Overview of "Searching for A Robust Neural Architecture in Four GPU Hours"
The paper "Searching for A Robust Neural Architecture in Four GPU Hours" presents an efficient approach to Neural Architecture Search (NAS), significantly reducing the computational time required for discovering effective neural architectures. The authors propose a new method named Gradient-based search using Differentiable Architecture Sampler (GDAS) that leverages gradient descent to search for robust neural architectures within a mere four GPU hours, compared to the traditional methods which can take over 3000 GPU hours.
Methodology
The GDAS method introduces a novel framework for NAS by representing the search space as a Directed Acyclic Graph (DAG). Each sub-graph within this DAG corresponds to a potential neural architecture. The innovative aspect of GDAS is the use of a differentiable sampler over the DAG, which allows for efficient sampling of architectures optimized by validation loss. Unlike traditional methods that rely heavily on reinforcement learning or evolutionary strategies, GDAS uses a gradient-based optimization, allowing for more efficient and targeted architecture search.
Key Insights
- Differentiability and Efficiency: By making the sampling process differentiable, GDAS allows for end-to-end training using gradient descent. This approach provides immediate feedback, optimizing the search process more efficiently than the delayed rewards in reinforcement learning or evolutionary algorithms.
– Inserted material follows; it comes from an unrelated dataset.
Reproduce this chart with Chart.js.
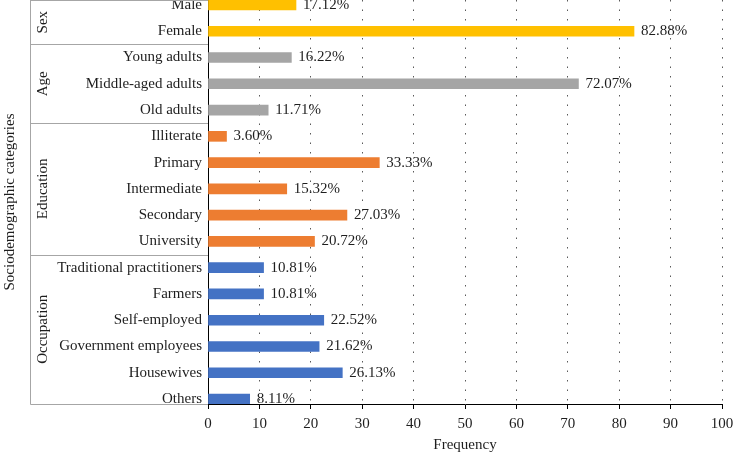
<!DOCTYPE html>
<html><head><meta charset="utf-8">
<script src="https://cdn.jsdelivr.net/npm/chart.js@4/dist/chart.umd.min.js"></script>
<style>html,body{margin:0;padding:0;background:#fff;} #wrap{width:733px;height:454px;position:relative;}</style>
</head><body><div id="wrap"><canvas id="c"></canvas></div>
<script>
const categories = ["Male","Female","Young adults","Middle-aged adults","Old adults","Illiterate","Primary","Intermediate","Secondary","University","Traditional practitioners","Farmers","Self-employed","Government employees","Housewives","Others"];
const values = [17.12,82.88,16.22,72.07,11.71,3.60,33.33,15.32,27.03,20.72,10.81,10.81,22.52,21.62,26.13,8.11];
const groupNames = ["Sex","Age","Education","Occupation"];
const groupSizes = [2,3,5,6];
const xTicks = [0,10,20,30,40,50,60,70,80,90,100];

const groupColors = ["#FFC000","#A5A5A5","#ED7D31","#4472C4"];
const FONT = "'Liberation Serif', 'Times New Roman', serif";
const TXT = "#1e1e1e";

const barColors = [];
groupSizes.forEach((n, g) => { for (let k = 0; k < n; k++) barColors.push(groupColors[g]); });

const groupPlugin = {
  id: 'groups',
  afterDraw(chart) {
    const ctx = chart.ctx, y = chart.scales.y, area = chart.chartArea;
    const x0 = 30.5, x1 = area.left;
    ctx.save();
    ctx.strokeStyle = '#a6a6a6';
    ctx.lineWidth = 1;
    ctx.beginPath();
    ctx.moveTo(x0, area.top + 0.5); ctx.lineTo(x1, area.top + 0.5);
    ctx.moveTo(x0, area.top); ctx.lineTo(x0, area.bottom + 0.5);
    let start = 0;
    const bounds = [];
    groupSizes.forEach((n) => {
      const end = start + n;
      const yb = end >= categories.length ? area.bottom + 0.5 : Math.round(y.getPixelForValue(end - 0.5)) + 0.5;
      ctx.moveTo(x0, yb); ctx.lineTo(x1, yb);
      bounds.push([start, end]);
      start = end;
    });
    ctx.stroke();
    ctx.fillStyle = TXT;
    ctx.font = "15px " + FONT;
    ctx.textAlign = 'center';
    ctx.textBaseline = 'middle';
    bounds.forEach(([s, e], g) => {
      const top = s === 0 ? area.top : y.getPixelForValue(s - 0.5);
      const bot = e >= categories.length ? area.bottom : y.getPixelForValue(e - 0.5);
      ctx.save();
      ctx.translate(43, (top + bot) / 2);
      ctx.rotate(-Math.PI / 2);
      ctx.fillText(groupNames[g], 0, 0);
      ctx.restore();
    });
    ctx.restore();
  },
  afterDatasetsDraw(chart) {
    const ctx = chart.ctx;
    const meta = chart.getDatasetMeta(0);
    ctx.save();
    ctx.fillStyle = TXT;
    ctx.font = "15px " + FONT;
    ctx.textAlign = 'left';
    ctx.textBaseline = 'middle';
    meta.data.forEach((bar, i) => {
      ctx.fillText(values[i].toFixed(2) + '%', bar.x + 7, bar.y);
    });
    ctx.restore();
  }
};

new Chart(document.getElementById('c'), {
  type: 'bar',
  data: {
    datasets: [{
      data: values.map((v, i) => ({ x: v, y: i })),
      backgroundColor: barColors,
      borderWidth: 0,
      barThickness: 10
    }]
  },
  options: {
    indexAxis: 'y',
    responsive: true,
    maintainAspectRatio: false,
    animation: false,
    layout: { padding: { left: 0, right: 11, top: 0, bottom: 0 } },
    plugins: { legend: { display: false }, tooltip: { enabled: false } },
    scales: {
      x: {
        type: 'linear',
        min: 0, max: 100,
        afterBuildTicks: s => { s.ticks = xTicks.map(v => ({ value: v })); },
        afterFit: s => { s.height = 50; s.paddingRight = 11; s.paddingLeft = 0; },
        ticks: { font: { family: FONT, size: 15 }, color: TXT, padding: 6, maxRotation: 0 },
        grid: { color: 'rgba(60,60,60,0.85)', lineWidth: 1, drawTicks: true, tickLength: 5, tickColor: '#000', tickWidth: 1 },
        border: { display: true, color: '#000', width: 1, dash: [1.5, 8] },
        title: { display: true, text: 'Frequency', font: { family: FONT, size: 15 }, color: TXT, padding: { top: 0, bottom: 0 } }
      },
      y: {
        type: 'linear',
        reverse: true,
        offset: false,
        min: -0.19, max: 15.19,
        afterBuildTicks: s => { s.ticks = categories.map((c, i) => ({ value: i })); },
        afterFit: s => { s.width = 208; s.paddingTop = 0; s.paddingBottom = 0; },
        ticks: { font: { family: FONT, size: 15 }, color: TXT, padding: 6, autoSkip: false, callback: v => categories[v] },
        grid: { display: false, drawTicks: false, offset: false },
        border: { display: true, color: '#000', width: 1 },
        title: { display: true, text: 'Sociodemographic categories', font: { family: FONT, size: 15 }, color: TXT, padding: { top: 1, bottom: 0 } }
      }
    }
  },
  plugins: [groupPlugin]
});
</script>
</body></html>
- Computational Cost: GDAS completes the search process in four GPU hours on CIFAR-10, a significant improvement over existing methods. This reduction in computational cost makes NAS accessible without massive computational resources, opening the door for broader adoption in the research community.
Experimental Results
The experiments conducted on CIFAR-10 demonstrate that GDAS can discover architectures comparable to state-of-the-art models, achieving a test error of 2.82% with only 2.5M parameters. Additionally, GDAS models trained on CIFAR and PTB (Penn Treebank) can be effectively transferred to other datasets like ImageNet and WikiText-2, showcasing the robustness and generalization capabilities of the discovered architectures.
Implications and Future Work
The practical implications of GDAS are noteworthy as it democratizes neural architecture search by vastly reducing the barrier of computational expense. Theoretically, GDAS shifts the paradigm of NAS towards more scalable and efficient methods, potentially encouraging further innovations in differentiable NAS approaches.
Speculatively, future developments in AI could focus on refining the differentiability of NAS processes further, potentially integrating with continuous learning paradigms. Additionally, the possibility of applying GDAS directly to large-scale datasets like ImageNet without a pre-training stage on smaller datasets could be explored.
Conclusion
The paper successfully addresses the computational limitations of current NAS techniques by introducing GDAS, setting a new standard for efficiency in neural architecture discovery. This method not only achieves competitive accuracy on well-established benchmarks but also significantly reduces the resources required for NAS, highlighting its potential to impact both academic research and practical applications in the field of AI.